>>>>
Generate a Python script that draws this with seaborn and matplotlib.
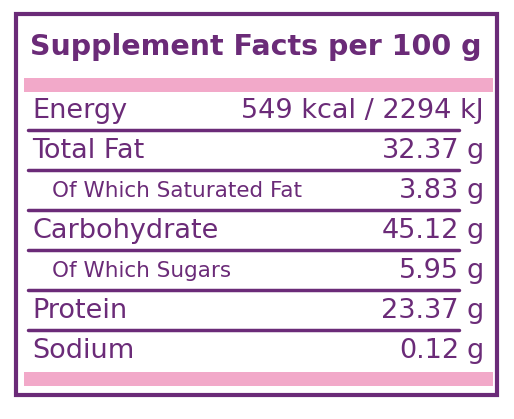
import matplotlib.pyplot as plt
import seaborn as sns

sns.set_theme(style="white")
plt.rcParams['font.family'] = ['DejaVu Sans']

title = "Supplement Facts per 100 g"
labels = ["Energy", "Total Fat", "Of Which Saturated Fat", "Carbohydrate",
          "Of Which Sugars", "Protein", "Sodium"]
values = ["549 kcal / 2294 kJ", "32.37", "3.83", "45.12", "5.95", "23.37", "0.12"]
units = ["", "g", "g", "g", "g", "g", "g"]
sub_row = [False, False, True, False, True, False, False]

purple = "#6b2b78"
pink = "#f2a9c9"

fig = plt.figure(figsize=(5.14, 4.19), dpi=100)
ax = fig.add_axes([0, 0, 1, 1])
ax.set_xlim(0, 514)
ax.set_ylim(419, 0)
ax.axis("off")

ax.add_patch(plt.Rectangle((16, 14), 481, 381, fill=False, ec=purple, lw=3))
ax.add_patch(plt.Rectangle((24, 78), 469, 14, color=pink, lw=0))
ax.add_patch(plt.Rectangle((24, 372), 469, 14, color=pink, lw=0))
ax.text(30, 47, title, color=purple, fontsize=20.5, fontweight="bold", va="center")

y0, step = 111, 40
for i, (lab, val, u, sub) in enumerate(zip(labels, values, units, sub_row)):
    y = y0 + i * step
    ax.text(52 if sub else 32, y, lab, color=purple, fontsize=15.5 if sub else 19.5, va="center")
    if u:
        ax.text(459, y, val, color=purple, fontsize=19.5, va="center", ha="right")
        ax.text(467, y, u, color=purple, fontsize=19.5, va="center")
    else:
        ax.text(484, y, val, color=purple, fontsize=19.5, va="center", ha="right")
    if i < len(labels) - 1:
        ax.plot([28, 459], [y + 19, y + 19], color=purple, lw=2.5)

fig.savefig("out.png", dpi=100)
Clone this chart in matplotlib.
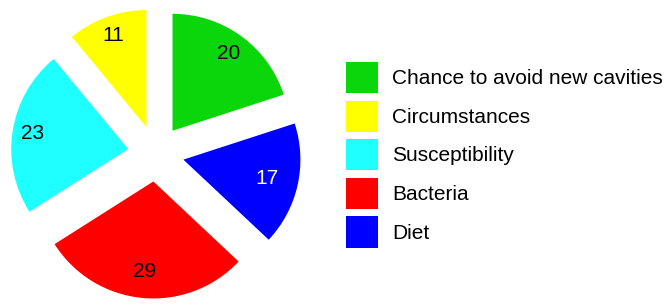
<<<<
= WHAT IS EXPECTED =
Pictures stay out. Repeat only the lines from the beginning of the data through the line that has "plt.rcParams['font.family'] = ['DejaVu Sans']".

= FINISHED TASK =
Generate a Python script that draws this with seaborn and matplotlib.
import matplotlib.pyplot as plt
import seaborn as sns

sns.set_theme(style="white")
plt.rcParams['font.family'] = ['DejaVu Sans']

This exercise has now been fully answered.